Bien évidemment, personnellement j’ai été sollicité notamment en Mauritanie pour assurer des présentations et d’exposés et contribuer à la création d’une société d’assurance takaful. Nous gagnons déjà une notoriété, une présence à l’international pourquoi pas, dans ce cas, un investissement précurseur dans des marchés prometteurs. Tout le monde entrevoit l’Afrique comme un marché d’avenir. Pourquoi pas nous? L’Afrique est un marché qui croit à une vitesse grand V et qui possède beaucoup de richesses et beaucoup de moyens. Je pense que nous pouvons y trouver notre place. Les Chinois continuent à investir tous azimuts en Afrique. Les Marocains aussi, les Européens continuent à protéger leurs parts de marchés et les Américains lorgnent de l’œil vers notre continent. Nous devons nous y positionner via la finance islamique, attirer des investisseurs chez nous et prendre la Tunisie comme base de départ pour d’autres actions.

Vous pensez réussir avec une expertise à 100% tunisienne à conquérir pareils marchés?

Nous pouvons être un produit 100% tunisien et nous imposer dans ces marchés. Notre ambition est d’offrir notre expertise et de former les locaux dans un souci de proximité et d’approche culturelle. Mais, c’est nous qui assurerons la formation des experts là où nous nous installerons. Nous transmettrons les techniques et les adapterons aux spécificités socioculturelles. Il s’agit de mettre en place des compagnies takaful à partir de chez nous, et de les remettre clés en main. Cela se fait dans d’autres secteurs, pourquoi pas dans le nôtre?

Je reviens à ma question : quelle est l’utilité de tout cela pour la Tunisie qui s’est laissée dépassée ou surpassée dans le secteur bancaire alors qu’elle était un pays précurseur en Afrique ?

C’est tout d’abord une notoriété, des investissements dans d’autres marchés hors frontières qui ramènent des dividendes et des richesses.
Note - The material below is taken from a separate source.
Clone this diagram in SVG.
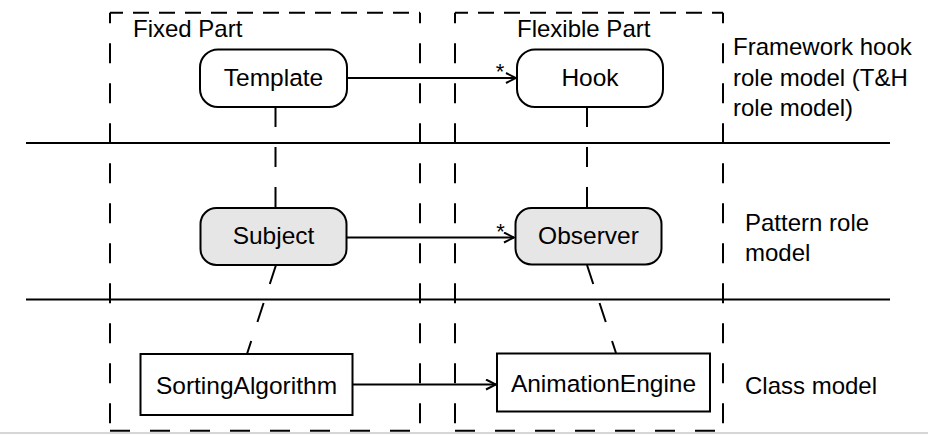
<svg xmlns="http://www.w3.org/2000/svg" width="928" height="436" viewBox="0 0 928 436">
<style>
text{font-family:"Liberation Sans",Arial,sans-serif;font-size:24.5px;fill:#000}
.lbl{font-size:24px}
.star{font-size:22px}
.node{stroke:#000;stroke-width:2;fill:#fff}
.role{fill:#e6e6e6}
.dv{stroke:#000;stroke-width:2;stroke-dasharray:20 20;stroke-dashoffset:9.4;fill:none}
.dt{stroke:#000;stroke-width:2;stroke-dasharray:16 10;stroke-dashoffset:3;fill:none}
.db{stroke:#000;stroke-width:2;stroke-dasharray:20 20;fill:none}
.sep{stroke:#000;stroke-width:2}
.trace{stroke:#000;stroke-width:2;stroke-dasharray:20 20;fill:none}
.assoc{stroke:#000;stroke-width:2;fill:none;marker-end:url(#open)}
</style>
<defs>
<marker id="open" viewBox="0 0 12 12" refX="11" refY="6" markerWidth="12" markerHeight="12" markerUnits="userSpaceOnUse" orient="auto">
<path d="M1,1 L11,6 L1,11" fill="none" stroke="#000" stroke-width="2"/>
</marker>
</defs>
<rect width="928" height="436" fill="#fff"/>
<line x1="0" y1="433" x2="928" y2="433" stroke="#c8c8c8" stroke-width="1.5"/>
<g id="fixed-part">
<line class="dt" x1="110" y1="12.7" x2="420" y2="12.7"/>
<line class="db" x1="110" y1="430.7" x2="420" y2="430.7"/>
<line class="dv" x1="110" y1="12.7" x2="110" y2="430.7"/>
<line class="dv" x1="420" y1="12.7" x2="420" y2="430.7"/>
<text class="lbl" x="133" y="37">Fixed Part</text>
</g>
<g id="flexible-part">
<line class="dt" x1="455" y1="12.7" x2="723" y2="12.7"/>
<line class="db" x1="455" y1="430.7" x2="723" y2="430.7"/>
<line class="dv" x1="455" y1="12.7" x2="455" y2="430.7"/>
<line class="dv" x1="723" y1="12.7" x2="723" y2="430.7"/>
<text class="lbl" x="517" y="37">Flexible Part</text>
</g>
<g id="separators">
<line class="sep" x1="26" y1="143" x2="890" y2="143"/>
<line class="sep" x1="26" y1="299.5" x2="890" y2="299.5"/>
</g>
<g id="layer-labels">
<text class="lbl" x="733" y="55">Framework hook</text>
<text class="lbl" x="733" y="86">role model (T&amp;H</text>
<text class="lbl" x="733" y="116">role model)</text>
<text class="lbl" x="745" y="231">Pattern role</text>
<text class="lbl" x="745" y="261">model</text>
<text class="lbl" x="745" y="394">Class model</text>
</g>
<g id="connectors">
<line class="trace" x1="275.5" y1="107" x2="275.5" y2="208"/>
<line class="trace" x1="587" y1="107" x2="587" y2="208"/>
<line class="trace" x1="276" y1="265" x2="247" y2="354"/>
<line class="trace" x1="587" y1="265" x2="616" y2="353"/>
<line class="assoc" x1="347" y1="78" x2="516" y2="78"/>
<text class="star" x="500" y="78.5" text-anchor="middle">*</text>
<line class="assoc" x1="347" y1="237.5" x2="514" y2="237.5"/>
<text class="star" x="500.5" y="239" text-anchor="middle">*</text>
<line class="assoc" x1="352" y1="384.5" x2="496" y2="384.5"/>
</g>
<g id="template">
<rect class="node" x="200" y="49.5" width="147" height="57.5" rx="18"/>
<text x="273.5" y="86" text-anchor="middle">Template</text>
</g>
<g id="hook">
<rect class="node" x="517" y="49.5" width="146" height="57.5" rx="18"/>
<text x="590" y="86" text-anchor="middle">Hook</text>
</g>
<g id="subject">
<rect class="node role" x="200.5" y="208" width="146" height="57" rx="16"/>
<text x="273.5" y="244" text-anchor="middle">Subject</text>
</g>
<g id="observer">
<rect class="node role" x="515.5" y="208" width="146" height="56.5" rx="16"/>
<text x="588.5" y="244" text-anchor="middle">Observer</text>
</g>
<g id="sortingalgorithm">
<rect class="node" x="140.5" y="354" width="212" height="61"/>
<text x="246.5" y="393.5" text-anchor="middle">SortingAlgorithm</text>
</g>
<g id="animationengine">
<rect class="node" x="497" y="353.5" width="213" height="58"/>
<text x="603.5" y="391.5" text-anchor="middle">AnimationEngine</text>
</g>
</svg>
Je prends l’exemple du Liban. Il y a 4 millions de Libanais à l’intérieur du pays, et hors Liban il y en a 15 millions. Ces gens-là investissent ailleurs parce que la taille du marché libanais ne peut supporter autant d’investissements.

Pareil pour le marché tunisien nous ne sommes que 12 millions, ou même moins. Nous ne pouvons pas créer une industrie de finances internationales et attirer les «Big boys» du secteur sans créer une plateforme de services performants et compétitifs. Nous avons ce qu’il faut. Un positionnement géostratégique idyllique et le potentiel humain qui va avec. Il faut donc beaucoup travailler sur cela dans une vision stratégique.

Posons-nous une question à moyen terme: comment voulons-nous notre Tunisie en 2020? C’est dans 7 ans. 7 ans c’est une période raisonnable pour mettre en place un business plan pour la plateforme financière et commerciale pour Tunis.

Comment pourrait-elle être financée et quel serait l’apport de nos propres investisseurs dans son édification? Arrêtons de parler de ce port financier où l’on brasserait des milliards qui passeraient sous le nez des Tunisiens, sans qu’ils en profitent réellement. Nous pouvons investir dans la matière grise tunisienne pour qu’elle devienne exportable et utile. Les investisseurs viendront dans notre pays parce qu’ils savent qu’ils auront à disposition des cerveaux et que leurs affaires pourraient être gérées selon les standards internationaux, ce qui leur fera gagner beaucoup d’argent.

Il faut que les lois avancent et soient plus souples pour que nous soyons plus privilégiés que la plateforme de Dubaï ou Bahreïn. Si nous sommes sérieux, si nous savons où nous allons, nous avons tous les atouts pour réussir, la compétence, le positionnement géographique, les ressources culturelles, et humaines.

Nous pouvons d’ores et déjà commencer par notre diaspora en France, c’est un grand marché où nous pourrions susciter une véritable dynamique. Nous avons besoin de visionnaires pour pouvoir tracer l’avenir et nous pouvons commencer par le réel développement d’une finance islamique parallèlement à la finance conventionnelle. Ce qui nous manque à nous Tunisiens, c’est de voir grand, pourtant, nous en avons les moyens.